__Problem to solve__: Out of the lines in this data, how many include "with"? Give the number and nothing else.

── Data rows

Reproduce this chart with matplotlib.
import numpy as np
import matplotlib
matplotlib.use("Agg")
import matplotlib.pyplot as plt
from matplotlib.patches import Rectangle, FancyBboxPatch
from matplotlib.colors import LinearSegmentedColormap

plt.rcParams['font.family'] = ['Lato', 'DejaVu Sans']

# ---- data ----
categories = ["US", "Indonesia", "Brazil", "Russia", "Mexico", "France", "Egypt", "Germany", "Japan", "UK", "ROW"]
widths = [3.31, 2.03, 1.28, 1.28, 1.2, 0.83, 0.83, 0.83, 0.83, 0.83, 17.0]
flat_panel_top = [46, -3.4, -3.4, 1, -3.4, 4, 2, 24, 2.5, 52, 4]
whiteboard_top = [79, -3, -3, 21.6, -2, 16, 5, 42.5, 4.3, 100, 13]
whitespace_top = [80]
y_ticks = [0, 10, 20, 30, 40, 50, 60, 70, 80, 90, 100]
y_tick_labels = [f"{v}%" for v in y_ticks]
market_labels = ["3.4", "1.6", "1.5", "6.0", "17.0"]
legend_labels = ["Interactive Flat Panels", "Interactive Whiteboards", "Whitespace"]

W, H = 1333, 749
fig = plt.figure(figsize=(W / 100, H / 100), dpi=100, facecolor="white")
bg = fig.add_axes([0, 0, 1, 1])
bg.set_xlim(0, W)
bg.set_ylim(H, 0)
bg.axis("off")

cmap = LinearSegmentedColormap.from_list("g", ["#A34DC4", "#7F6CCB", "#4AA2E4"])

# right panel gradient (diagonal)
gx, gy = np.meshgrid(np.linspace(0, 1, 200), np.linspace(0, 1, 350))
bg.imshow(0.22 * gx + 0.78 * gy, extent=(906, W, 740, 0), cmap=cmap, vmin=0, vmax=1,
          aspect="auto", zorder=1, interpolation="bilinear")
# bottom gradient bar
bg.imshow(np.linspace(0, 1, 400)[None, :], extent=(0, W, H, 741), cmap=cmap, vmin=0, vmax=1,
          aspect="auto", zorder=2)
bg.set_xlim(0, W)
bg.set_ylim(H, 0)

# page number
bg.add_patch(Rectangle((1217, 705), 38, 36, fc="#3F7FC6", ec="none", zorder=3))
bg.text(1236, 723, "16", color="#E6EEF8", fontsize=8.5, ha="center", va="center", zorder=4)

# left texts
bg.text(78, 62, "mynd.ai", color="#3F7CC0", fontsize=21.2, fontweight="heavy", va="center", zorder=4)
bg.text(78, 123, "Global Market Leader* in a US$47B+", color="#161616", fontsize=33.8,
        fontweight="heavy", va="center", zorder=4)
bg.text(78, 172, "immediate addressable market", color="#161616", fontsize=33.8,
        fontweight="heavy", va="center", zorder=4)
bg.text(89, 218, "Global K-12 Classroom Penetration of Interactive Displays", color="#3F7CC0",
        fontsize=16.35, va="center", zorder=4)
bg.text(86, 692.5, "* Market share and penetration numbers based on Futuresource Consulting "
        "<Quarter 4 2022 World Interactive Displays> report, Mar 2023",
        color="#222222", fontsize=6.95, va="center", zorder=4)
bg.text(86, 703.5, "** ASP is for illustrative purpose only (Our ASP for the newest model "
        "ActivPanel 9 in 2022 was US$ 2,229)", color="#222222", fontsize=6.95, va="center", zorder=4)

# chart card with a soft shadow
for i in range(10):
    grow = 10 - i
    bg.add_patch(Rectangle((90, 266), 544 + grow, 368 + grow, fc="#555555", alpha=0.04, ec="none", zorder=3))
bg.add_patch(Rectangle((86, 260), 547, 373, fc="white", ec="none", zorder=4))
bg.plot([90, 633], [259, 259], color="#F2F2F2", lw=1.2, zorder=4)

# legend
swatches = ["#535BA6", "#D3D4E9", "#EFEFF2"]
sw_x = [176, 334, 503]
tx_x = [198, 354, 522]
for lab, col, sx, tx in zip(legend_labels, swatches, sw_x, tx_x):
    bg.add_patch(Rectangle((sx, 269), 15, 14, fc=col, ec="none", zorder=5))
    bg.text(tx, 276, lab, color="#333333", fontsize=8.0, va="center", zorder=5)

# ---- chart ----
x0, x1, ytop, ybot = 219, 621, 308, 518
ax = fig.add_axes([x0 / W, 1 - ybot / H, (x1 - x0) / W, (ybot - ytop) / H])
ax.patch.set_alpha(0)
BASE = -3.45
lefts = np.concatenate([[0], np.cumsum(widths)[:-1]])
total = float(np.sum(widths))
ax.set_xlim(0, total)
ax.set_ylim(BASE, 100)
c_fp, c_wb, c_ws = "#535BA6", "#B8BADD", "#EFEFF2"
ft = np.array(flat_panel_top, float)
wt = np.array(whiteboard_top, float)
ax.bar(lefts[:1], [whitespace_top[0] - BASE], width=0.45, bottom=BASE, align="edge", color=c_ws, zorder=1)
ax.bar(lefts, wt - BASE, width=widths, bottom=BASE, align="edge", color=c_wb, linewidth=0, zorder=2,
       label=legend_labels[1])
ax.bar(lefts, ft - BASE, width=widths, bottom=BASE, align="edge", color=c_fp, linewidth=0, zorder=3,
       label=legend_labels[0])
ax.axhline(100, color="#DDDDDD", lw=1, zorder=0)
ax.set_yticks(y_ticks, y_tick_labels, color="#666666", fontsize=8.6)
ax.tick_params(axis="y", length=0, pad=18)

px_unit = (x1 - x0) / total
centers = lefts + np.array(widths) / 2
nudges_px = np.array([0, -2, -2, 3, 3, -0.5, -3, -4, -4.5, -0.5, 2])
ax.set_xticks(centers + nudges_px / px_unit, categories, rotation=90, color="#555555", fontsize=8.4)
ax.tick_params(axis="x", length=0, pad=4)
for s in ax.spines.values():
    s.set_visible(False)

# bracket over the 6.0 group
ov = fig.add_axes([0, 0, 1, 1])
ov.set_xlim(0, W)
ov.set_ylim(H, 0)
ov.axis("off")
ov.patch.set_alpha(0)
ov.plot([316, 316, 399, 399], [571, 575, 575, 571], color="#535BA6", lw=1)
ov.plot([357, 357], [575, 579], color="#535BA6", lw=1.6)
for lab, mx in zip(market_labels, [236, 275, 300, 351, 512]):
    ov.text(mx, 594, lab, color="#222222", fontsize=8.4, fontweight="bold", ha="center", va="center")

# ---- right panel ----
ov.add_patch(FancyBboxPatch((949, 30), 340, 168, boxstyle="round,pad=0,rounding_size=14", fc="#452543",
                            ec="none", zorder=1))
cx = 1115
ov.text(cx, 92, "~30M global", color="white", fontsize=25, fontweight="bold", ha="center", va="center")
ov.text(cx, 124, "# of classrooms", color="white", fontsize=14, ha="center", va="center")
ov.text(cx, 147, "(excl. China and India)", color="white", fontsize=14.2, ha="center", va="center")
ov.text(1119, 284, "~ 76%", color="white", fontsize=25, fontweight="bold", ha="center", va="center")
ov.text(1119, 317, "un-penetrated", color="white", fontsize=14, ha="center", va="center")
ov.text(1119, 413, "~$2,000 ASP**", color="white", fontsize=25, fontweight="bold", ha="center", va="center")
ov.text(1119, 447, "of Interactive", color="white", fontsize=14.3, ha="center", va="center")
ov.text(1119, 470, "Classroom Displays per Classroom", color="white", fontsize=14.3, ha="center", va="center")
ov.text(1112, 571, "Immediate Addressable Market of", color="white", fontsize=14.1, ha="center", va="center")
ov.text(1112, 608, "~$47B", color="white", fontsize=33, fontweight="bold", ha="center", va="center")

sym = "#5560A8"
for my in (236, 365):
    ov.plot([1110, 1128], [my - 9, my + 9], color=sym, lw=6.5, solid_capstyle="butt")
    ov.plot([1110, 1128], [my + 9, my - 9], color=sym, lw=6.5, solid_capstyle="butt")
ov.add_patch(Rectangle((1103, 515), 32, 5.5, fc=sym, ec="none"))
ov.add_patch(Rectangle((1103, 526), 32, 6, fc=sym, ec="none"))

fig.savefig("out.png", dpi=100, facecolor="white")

────
── Data rows

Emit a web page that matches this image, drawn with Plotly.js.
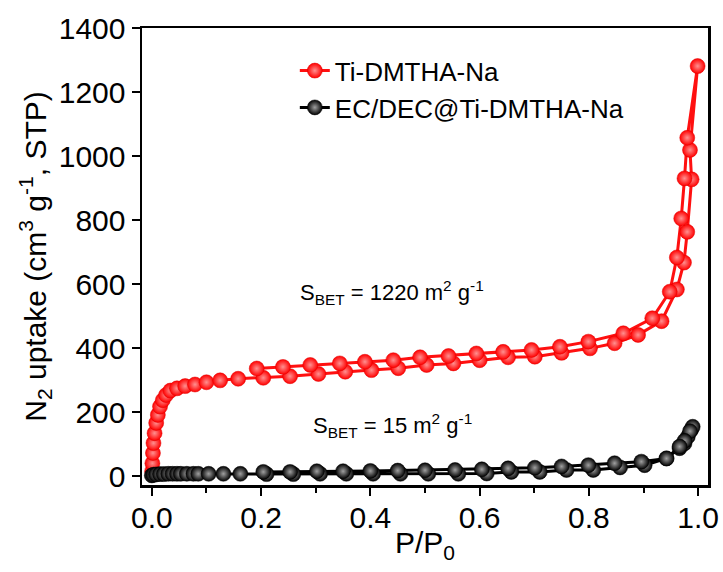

────
── Data rows

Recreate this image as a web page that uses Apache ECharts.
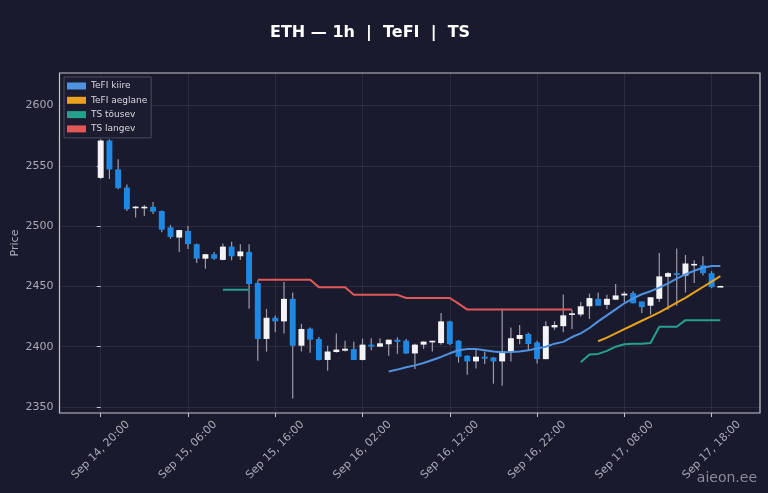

────

__The completed task__: 3